O Jazz, a liberdade e a Festa
O Jazz nasceu na América da escravatura e do sonho de liberdade
O Jazz nasceu no dia em que milhares de africanos foram arrancados à sua terra, sem que, contudo, os carrascos lhes tenham conseguido amputar a humanidade. Não seria ainda Jazz mas já era, enquanto luz na ignomínia, a sua semente. Embarcados em navios negreiros como mercadoria, milhares de escravos seriam «descarregados» no lado ocidental do Atlântico, naquela que é mais uma vergonhosa página da história da exploração do homem pelo homem. Ali postos para serem «recursos» de uma máquina de produção de riqueza, souberam nunca abandonar a condição humana, usando a música como instrumento de resistência e luta.
O canto que ressoava nas plantações de algodão da América do Norte (e por todo o continente americano) auxiliava no trabalho e era código conspirativo no sonho pela liberdade. Era canto antigo, trazido dos lugares em que o ritmo das vozes acompanhava o impulso do corpo ou o golpe da alfaia; canto de devoção, também, usado nas conversas com os deuses, agora distraídos das suas obrigações. Canto colectivo, as mais das vezes, transportando de um continente a outro a sabedoria a que chamam Cultura – umas vezes sentimento, outras factor de produção gerador de mais-valia.
Abolida a escravatura na lei dos EUA, já o século XIX ia avançado, encarregou-se o capitalismo vitorioso de dar sequência à vocação exploradora da sociedade norte-americana, transformando os escravos de ainda-ontem em operários sem direitos e sem chão. Foi, pois, para ser Pátria dos americanos de ascendência africana que o Jazz nasceu.
Semear sonhos
O Jazz chegou à Festa do Avante! logo na primeira edição na FIL. Com Archie Sheep, músico maior de que, então talvez, só os aficionados do Cascais Jazz teriam conhecimento.

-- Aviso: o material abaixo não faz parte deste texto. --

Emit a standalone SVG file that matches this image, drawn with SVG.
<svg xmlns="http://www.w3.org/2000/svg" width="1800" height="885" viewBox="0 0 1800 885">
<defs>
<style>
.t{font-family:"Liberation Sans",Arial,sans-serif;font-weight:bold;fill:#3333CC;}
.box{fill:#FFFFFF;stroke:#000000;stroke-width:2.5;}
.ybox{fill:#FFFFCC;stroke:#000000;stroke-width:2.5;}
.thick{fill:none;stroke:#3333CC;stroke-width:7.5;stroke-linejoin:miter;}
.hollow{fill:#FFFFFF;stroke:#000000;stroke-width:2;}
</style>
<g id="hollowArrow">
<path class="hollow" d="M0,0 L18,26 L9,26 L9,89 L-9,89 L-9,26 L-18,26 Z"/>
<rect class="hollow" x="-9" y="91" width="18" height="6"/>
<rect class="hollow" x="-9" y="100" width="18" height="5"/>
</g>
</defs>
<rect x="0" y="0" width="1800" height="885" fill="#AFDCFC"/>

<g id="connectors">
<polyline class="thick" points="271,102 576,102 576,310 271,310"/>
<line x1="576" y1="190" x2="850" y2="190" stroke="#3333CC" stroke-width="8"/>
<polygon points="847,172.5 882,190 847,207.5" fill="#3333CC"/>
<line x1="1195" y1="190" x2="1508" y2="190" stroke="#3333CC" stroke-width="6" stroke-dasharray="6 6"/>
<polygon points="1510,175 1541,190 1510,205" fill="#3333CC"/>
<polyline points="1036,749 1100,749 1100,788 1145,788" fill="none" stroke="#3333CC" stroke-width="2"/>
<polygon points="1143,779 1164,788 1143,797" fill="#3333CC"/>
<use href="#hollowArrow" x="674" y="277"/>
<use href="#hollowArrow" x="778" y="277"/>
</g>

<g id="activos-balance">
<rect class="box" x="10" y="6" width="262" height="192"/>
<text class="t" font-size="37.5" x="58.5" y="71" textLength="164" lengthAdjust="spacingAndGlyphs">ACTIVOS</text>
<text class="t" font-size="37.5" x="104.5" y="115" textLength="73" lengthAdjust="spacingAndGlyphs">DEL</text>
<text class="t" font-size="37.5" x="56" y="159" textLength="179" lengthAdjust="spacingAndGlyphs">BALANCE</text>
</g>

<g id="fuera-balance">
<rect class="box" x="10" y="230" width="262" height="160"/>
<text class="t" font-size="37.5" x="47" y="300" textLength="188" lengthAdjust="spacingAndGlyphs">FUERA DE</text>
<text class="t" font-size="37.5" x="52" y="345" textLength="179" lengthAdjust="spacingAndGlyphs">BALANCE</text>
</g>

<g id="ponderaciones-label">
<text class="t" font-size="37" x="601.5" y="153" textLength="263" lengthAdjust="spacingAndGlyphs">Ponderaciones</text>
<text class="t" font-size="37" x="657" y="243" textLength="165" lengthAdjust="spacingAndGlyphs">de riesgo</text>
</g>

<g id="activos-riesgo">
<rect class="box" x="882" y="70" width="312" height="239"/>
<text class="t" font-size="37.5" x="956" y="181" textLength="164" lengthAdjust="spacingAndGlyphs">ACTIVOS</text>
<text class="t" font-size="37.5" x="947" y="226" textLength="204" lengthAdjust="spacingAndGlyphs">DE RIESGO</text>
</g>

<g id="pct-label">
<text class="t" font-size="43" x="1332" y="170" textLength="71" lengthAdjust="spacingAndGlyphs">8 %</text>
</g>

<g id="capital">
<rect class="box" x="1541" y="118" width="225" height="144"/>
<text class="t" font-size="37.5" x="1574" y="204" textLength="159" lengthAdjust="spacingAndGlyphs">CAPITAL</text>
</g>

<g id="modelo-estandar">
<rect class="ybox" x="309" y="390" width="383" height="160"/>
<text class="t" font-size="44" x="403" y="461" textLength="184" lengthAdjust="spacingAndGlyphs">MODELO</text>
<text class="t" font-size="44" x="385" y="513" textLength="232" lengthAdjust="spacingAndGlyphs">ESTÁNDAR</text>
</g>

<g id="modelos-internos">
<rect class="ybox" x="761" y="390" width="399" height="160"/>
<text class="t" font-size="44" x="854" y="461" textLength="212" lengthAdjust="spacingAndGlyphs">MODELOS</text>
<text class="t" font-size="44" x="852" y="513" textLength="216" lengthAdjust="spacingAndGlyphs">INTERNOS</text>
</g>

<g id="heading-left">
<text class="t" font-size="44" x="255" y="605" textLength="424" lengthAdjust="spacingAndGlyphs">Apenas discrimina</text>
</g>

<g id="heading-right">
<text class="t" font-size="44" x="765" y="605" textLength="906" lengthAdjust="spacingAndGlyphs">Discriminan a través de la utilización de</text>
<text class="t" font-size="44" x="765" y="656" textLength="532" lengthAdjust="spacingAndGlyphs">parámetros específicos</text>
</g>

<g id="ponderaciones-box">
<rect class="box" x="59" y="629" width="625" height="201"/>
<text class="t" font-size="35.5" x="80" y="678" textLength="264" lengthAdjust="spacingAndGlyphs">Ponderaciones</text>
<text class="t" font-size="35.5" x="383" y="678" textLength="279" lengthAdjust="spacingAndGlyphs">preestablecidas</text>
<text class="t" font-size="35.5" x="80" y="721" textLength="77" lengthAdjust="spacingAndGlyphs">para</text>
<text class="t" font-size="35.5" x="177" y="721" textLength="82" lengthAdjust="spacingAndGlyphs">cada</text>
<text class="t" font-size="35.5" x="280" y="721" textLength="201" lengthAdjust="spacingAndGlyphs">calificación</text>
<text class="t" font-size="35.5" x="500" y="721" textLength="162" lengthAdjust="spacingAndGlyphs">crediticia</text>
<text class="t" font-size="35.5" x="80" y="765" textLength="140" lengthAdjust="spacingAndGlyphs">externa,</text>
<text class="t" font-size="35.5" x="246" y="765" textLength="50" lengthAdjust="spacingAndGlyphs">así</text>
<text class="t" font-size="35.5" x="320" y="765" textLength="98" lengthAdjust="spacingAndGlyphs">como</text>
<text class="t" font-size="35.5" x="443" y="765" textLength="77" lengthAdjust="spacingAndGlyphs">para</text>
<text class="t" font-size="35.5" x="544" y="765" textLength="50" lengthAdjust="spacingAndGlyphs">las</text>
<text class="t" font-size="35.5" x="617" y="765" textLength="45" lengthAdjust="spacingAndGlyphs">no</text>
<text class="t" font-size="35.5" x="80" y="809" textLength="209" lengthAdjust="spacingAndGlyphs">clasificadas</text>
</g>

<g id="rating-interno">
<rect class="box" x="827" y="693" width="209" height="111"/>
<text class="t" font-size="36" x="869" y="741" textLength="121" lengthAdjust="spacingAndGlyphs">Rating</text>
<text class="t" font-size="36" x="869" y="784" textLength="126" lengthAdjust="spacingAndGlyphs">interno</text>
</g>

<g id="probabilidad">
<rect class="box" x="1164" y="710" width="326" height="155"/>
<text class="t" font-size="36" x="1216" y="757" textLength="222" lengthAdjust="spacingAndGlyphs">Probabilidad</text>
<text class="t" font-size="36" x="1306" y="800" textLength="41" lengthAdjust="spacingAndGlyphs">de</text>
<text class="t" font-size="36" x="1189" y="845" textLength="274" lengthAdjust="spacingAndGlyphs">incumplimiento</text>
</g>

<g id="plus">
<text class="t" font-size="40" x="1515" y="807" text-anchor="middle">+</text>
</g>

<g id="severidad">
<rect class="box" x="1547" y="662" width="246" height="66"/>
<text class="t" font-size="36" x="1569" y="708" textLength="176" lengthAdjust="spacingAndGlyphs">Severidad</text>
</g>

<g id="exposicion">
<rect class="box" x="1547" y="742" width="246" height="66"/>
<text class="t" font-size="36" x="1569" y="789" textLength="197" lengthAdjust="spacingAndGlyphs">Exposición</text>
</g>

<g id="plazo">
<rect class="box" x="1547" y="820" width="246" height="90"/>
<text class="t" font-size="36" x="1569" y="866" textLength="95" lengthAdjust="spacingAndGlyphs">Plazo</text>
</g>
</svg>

Foi para estes que tocou e para uns milhares que, porventura, terão tido ali o seu primeiro encontro com o Jazz. Depois de Archie Sheep passaram pelos mais de 40 anos de Festa dezenas de músicos de Jazz ali chamados por «razões políticas» – as de juntar todas as actividades humanas num lugar que é uma proposta de sociedade, em que a criatividade é regra fundamental. E ali estiveram muitos, de Max Roach a Charlie Haden, de Irakere a Tomas Stanko, de Mário Laginha a Ganelin, de Lagrène a Montoliú, Trazidos por quem, como Ruben de Carvalho e Manuel Jorge Veloso, conhecia bem o mapa mundi do género musical nascida em Nova Orleães.
É o Jazz, por si só, portador bastante do ideal de construção de uma sociedade sem classes, pelas próprias razões que justificaram o seu nascimento. A ilustrar esta realidade, Max Roach, Charlie Haden e tantos outros fizeram da sua Arte – em que a improvisação é elemento central e simbólico da recusa da «normalização» – uma explícita ferramenta de intervenção política. Obras como We Insist Freedom Now Suite, com que Roach sublinhou a sua militância a favor dos direitos cívicos nos EUA ou For a Free Portugal, que Charlie Haden dedicou à luta antifascista portuguesa, subiram ao palco da Festa para serem, em Jazz, argumento internacionalista.
Mesmo que os mecanismos de imposição cultural burguesa insistam no alastramento da indústria do entretenimento, são muitos os que se envolvem na resposta de classe que desmente, também no campo musical, a tese do «fim da História». Que o diga o Jazz, nascido na escravidão, desenvolvido pelo talento de uns poucos e deserdados sonhadores, porém capaz de semear sonhos em gente do mundo inteiro.